Bio 
I grew up in rural northeastern Pennsylvania. I knew I was most interested in the subjects of science (primarily chemistry) and math throughout high school, however, I was unsure at this time of what I wanted to focus on in college. I decided to attend NYU which lies in the heart of NYC, where there was both a great variety of majors and opportunities available to me. Based on gut instinct, I declared my major in chemistry to learn about the interactions of matter on the atomic scale. During my second year, I decided to pursue an additional degree in chemical engineering. This taught me how to better apply my fundamental understanding of chemistry to more everyday applications and further understand the significance of the processing-structure-property relationships in advanced materials. During this time I became excited by the prospect of manipulating, or engineering, different materials according to their desired use. I got involved in research and began considering continuing my education towards becoming a professor where I could one day lead my own research group. To this end I decided to pursue my Ph.D. in chemical engineering, which brings me here today, to Cornell, where I have an opportunity to connect materials discovery and development to renewable energy technologies like photoelectrochemical cells and photovoltaics. Aside from my life in the classroom and laboratory, I enjoy being outside. Most of this time is spent riding my horse, however I'll also take the occasional hike or bike ride and look forward to getting back into kayaking once the weather permits.

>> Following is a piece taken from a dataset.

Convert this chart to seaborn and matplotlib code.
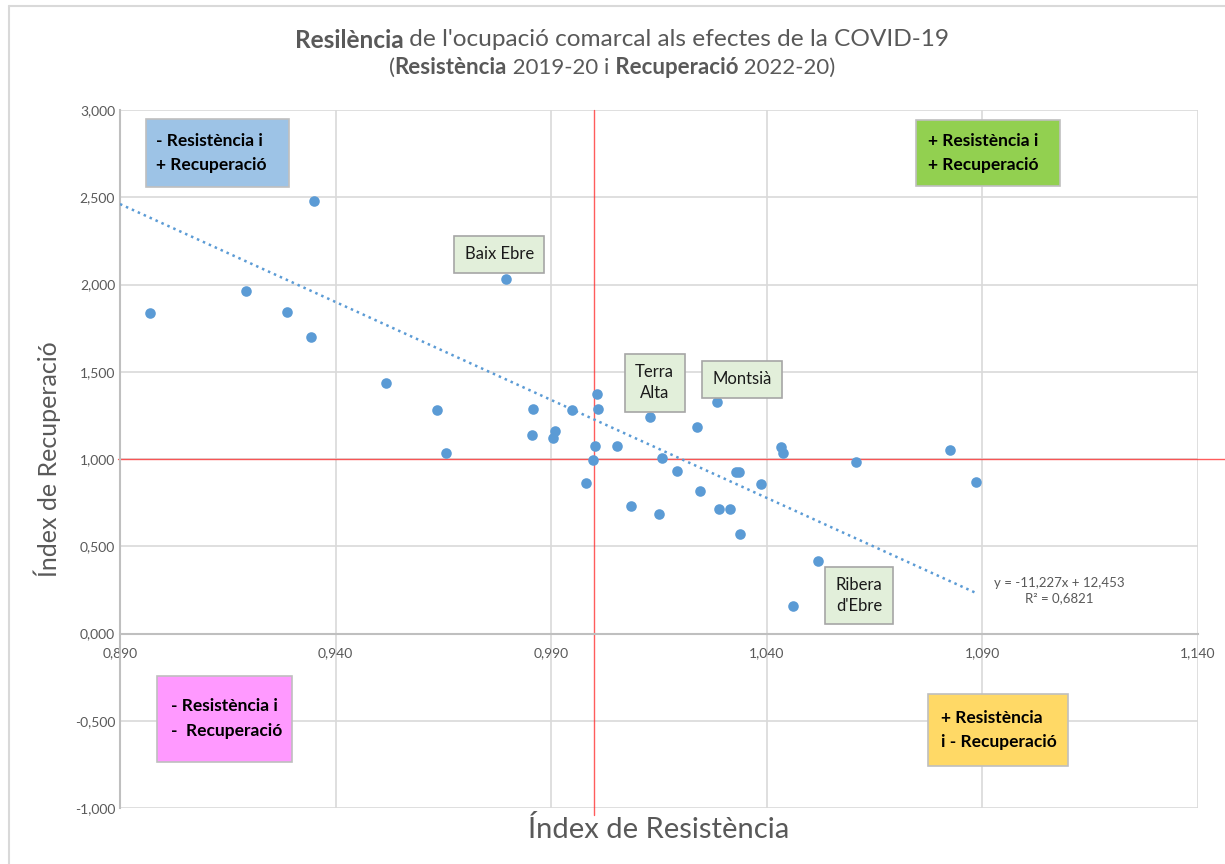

Recognizing that technical challenges are matched with the necessity to communicate to the general community both the obstacles and potential value of such technologies, I have made it a personal responsibility to reach out and educate beyond the university. I have been involved in outreach programs with initiatives similar to that of GK-12, both designing and leading workshops hosted at Cornell for middle and high school aged students. I feel there is great significance in inspiring students at a young age and making them aware of the possibility of a future in science and engineering, as well as working with their teachers to keep up with this enthusiasm, helping to transform the students' sometimes seemingly far-fetched dreams into a reality. As a fellow, I look forward to growing as an educator, mentor and communicator and have been awarded the privilege to pursue my scientific curiosity while sharing my excitement with the broader public through the initiatives at the heart of the GK-12 program.
Research
During the past two decades, the materials science community has witnessed revolutionary advances in the synthesis of novel nanometer scale materials with precisely controlled size, shape and composition. Our ability to control the structure and composition of these "building blocks" has enabled us to study light-matter interactions and apply it to better understanding the development of nanomaterial-enabled technologies like photoelectrochemical cells and photovoltaics that combine low cost processing routes and high efficiencies. Scientists and engineers are faced with the challenge of integrating these nanoscale materials with existing technologies at the micrometer length scale and beyond. To bridge this gap, my research in the group of Uli Wiesner (http://people.ccmr.cornell.edu/~uli/res_energy.htm) explores opportunities at the interface of ordered three-dimensional electrodes – the part of the device which functions to extract the charge in order to convert it to electricity – and semiconductor nanostructures with tunable optical and electronic properties. Wiesner's research team has pioneered techniques to transcribe self-assembling block copolymer nanostructures of soft, organic polymer materials into nanoporous metal oxide films (shown below). These can then be used as scaffolds that are ideally suited as three-dimensional electrodes. My current work focuses on exploiting these opportunities to further advance the development of next-generation energy materials, particularly those used in photoelectrochemical cells and phovoltaics. The insights and design rules established in these studies have important implications on the development of many nano-enabled technologies including high-performance light emitting diodes, batteries and thermoelectric devices.
A schematic of an ordered three-dimensional electrode including a metal (M), controlled interface (I) and semiconducting nanomaterial (S).